Short-term bond prices tumble on “orderly” rate normalization comment from BOK chief

2021.06.11 13:56:34

[Photo by Bank of Korea]이미지 확대

[Photo by Bank of Korea]

South Korea’s central bank chief on Friday echoed U.S. Treasury Secretary Janet Yellen in readying the market for interest rates moving up from record-low levels within the year.

“If we can expect the economy to keep up solid recovery pace, current loose monetary policy would have to be normalized in timely and orderly manner,” Bank of Korea (BOK) Governor Lee Ju-yeol told bankers celebrating the 71st anniversary of the central bank founding.

The timing and pace in adjusting the loose rate and monetary policy will depend on the virus developments, economic growth pace and sustainability and financial risk from private debt load, he said.

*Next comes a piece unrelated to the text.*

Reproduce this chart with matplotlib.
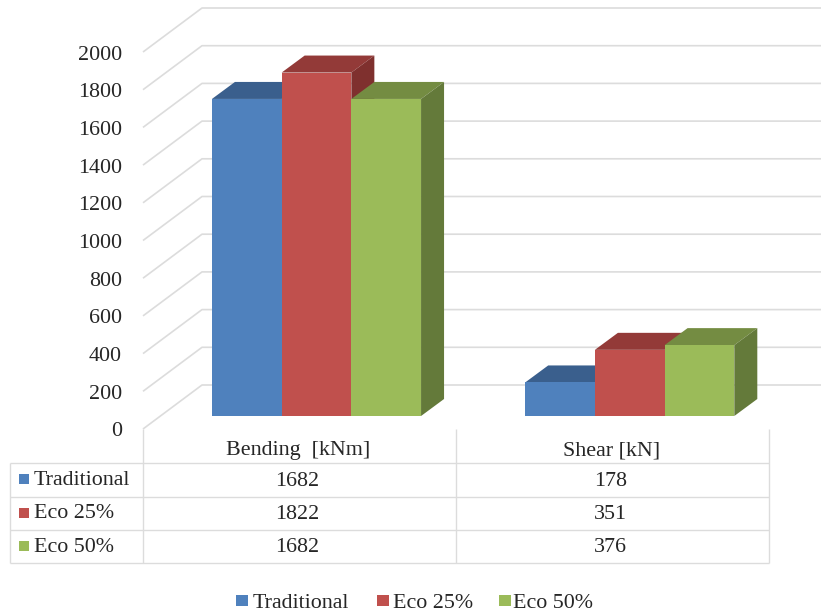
import matplotlib
matplotlib.use('Agg')
import matplotlib.pyplot as plt
from matplotlib.patches import Polygon, Rectangle
from matplotlib.transforms import Affine2D

plt.rcParams['font.family'] = ['Liberation Serif', 'DejaVu Serif']

# Data
categories = ['Bending  [kNm]', 'Shear [kN]']
series_names = ['Traditional', 'Eco 25%', 'Eco 50%']
traditional = [1682, 178]
eco_25 = [1822, 351]
eco_50 = [1682, 376]
y_ticks = [0, 200, 400, 600, 800, 1000, 1200, 1400, 1600, 1800, 2000]

front_colors = ['#4F81BD', '#C0504D', '#9BBB59']
top_colors = ['#3A5F8D', '#933A38', '#748C42']
side_colors = ['#335379', '#7F302E', '#647A3A']
grid_color = '#DCDCDC'
text_color = '#262626'

W, H = 821, 611
FONT = 15.8

# Layout in pixels, y measured from the top
BASE_Y = 416          # bars stand on this line
PX_PER_UNIT = 0.1885
CAT_X0 = 316.5        # centre of the first bar group
CAT_STEP = 313.25
BAR_PX = 69.7
DEPTH_X, DEPTH_Y = 23, 17
WALL_L, WALL_R = 143, 202
WALL_FRONT_Y, WALL_BACK_Y = 429, 385

fig = plt.figure(figsize=(W / 100, H / 100), dpi=100)
ax = fig.add_axes([0, 0, 1, 1])
ax.set_xlim((0 - CAT_X0) / CAT_STEP, (W - CAT_X0) / CAT_STEP)
ax.set_ylim((BASE_Y - H) / PX_PER_UNIT, BASE_Y / PX_PER_UNIT)
ax.axis('off')

# pixel coordinates for everything that isn't a bar
px = Affine2D().scale(1, -1).translate(0, H)


def line(xs, ys, z=1, lw=1.2):
    ax.plot(xs, ys, color=grid_color, lw=lw, transform=px, zorder=z,
            solid_capstyle='butt', clip_on=False)


# Gridlines on the walls and value labels
for v in y_ticks:
    dy = v * PX_PER_UNIT
    line([WALL_L, WALL_R, W], [WALL_FRONT_Y - dy, WALL_BACK_Y - dy, WALL_BACK_Y - dy])
    ax.text(122, WALL_FRONT_Y - dy + 3, str(v), transform=px, ha='right', va='center',
            fontsize=FONT, color=text_color)

# Bars with the oblique top and side faces
bar_w = BAR_PX / CAT_STEP
dx = DEPTH_X / CAT_STEP
dy = DEPTH_Y / PX_PER_UNIT
all_series = [traditional, eco_25, eco_50]
for s, values in enumerate(all_series):
    z = 3 + s
    for c, v in enumerate(values):
        left = c + (s - 1.5) * bar_w
        right = left + bar_w
        ax.add_patch(Polygon([(left, v), (right, v), (right + dx, v + dy), (left + dx, v + dy)],
                             facecolor=top_colors[s], edgecolor='none', zorder=z))
        ax.add_patch(Polygon([(right, 0), (right + dx, dy), (right + dx, v + dy), (right, v)],
                             facecolor=side_colors[s], edgecolor='none', zorder=z))
    ax.bar([c + (s - 1) * bar_w for c in range(len(values))], values, width=bar_w,
           color=front_colors[s], zorder=z + 0.5)

# Data table under the plot
col_x = [143, 456, 769]
row_y = [463, 497, 530, 563]
for y in row_y:
    line([10, col_x[-1]], [y, y], lw=1.0)
line([10, 10], [row_y[0], row_y[-1]], lw=1.0)
for x in col_x:
    line([x, x], [WALL_FRONT_Y, row_y[-1]], lw=1.0)

for c, name in enumerate(categories):
    cx = (col_x[c] + col_x[c + 1]) / 2
    ax.text(cx - 1, 451, name, transform=px, ha='center', va='center',
            fontsize=FONT, color=text_color)
    for s, values in enumerate(all_series):
        ax.text(cx - 2, (row_y[s] + row_y[s + 1]) / 2 + 1, str(values[c]), transform=px,
                ha='center', va='center', fontsize=FONT, color=text_color)

for s, name in enumerate(series_names):
    ym = (row_y[s] + row_y[s + 1]) / 2 - 1
    ax.add_patch(Rectangle((19, ym - 5), 10, 10, facecolor=front_colors[s],
                           edgecolor='none', transform=px))
    ax.text(34, ym + 1.5, name, transform=px, ha='left', va='center',
            fontsize=FONT, color=text_color)

# Legend at the bottom
legend_squares = [236, 377, 499]
legend_text = [253, 393, 513]
for s, name in enumerate(series_names):
    ax.add_patch(Rectangle((legend_squares[s], 595), 12, 11, facecolor=front_colors[s],
                           edgecolor='none', transform=px))
    ax.text(legend_text[s], 603, name, transform=px, ha='left', va='center',
            fontsize=FONT, color=text_color)

fig.savefig('out.png', dpi=100)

Lee had floated the possibility of a rate hike within the year last month after sharply raising the bank’s growth outlook for this year and next. “A rate hike within the year would depend on the economic developments,” he said, pointedly referring to a hike for the first time.

The benchmark rate has stayed at the historic low of 0.50 percent since May last year after back-to-back cuts from 1.25 percent upon the sweeping outbreak of Covid-19 in February.

The debt market was mixed upon Lee’s clearer harbinger for a tightening.

The shorter-dated bond yields rose on the bet of a rate hike, while the longer ones that have gained faster already fell on profit-taking. The one-year government bond yield rose 4.1 basis point to 0.760 percent, the two-year one 4.4 basis points to 1.184 percent and the three-year 2.1 basis point to 1.303 percent. The 10-year government bond yield fell 0.9 basis point to 2.076 percent.

The governor has been readying the market for higher rates by raising concerns about “deepening financial imbalances” – or the bubbly asset market and unfazed growth in household debt due to lush liquidity from record fiscal and monetary stimuli to fight Covid-19.

The rationale for tightening quickly built up after the economy picked up faster-than-expected 1.7 percent in the first quarter and exports have been roaring at record levels so far in the year that boosted growth outlook to 4.0 percent from 3.0 percent.

As in the U.S. and elsewhere, inflation from surging commodity prices also has added grounds for a monetary policy response.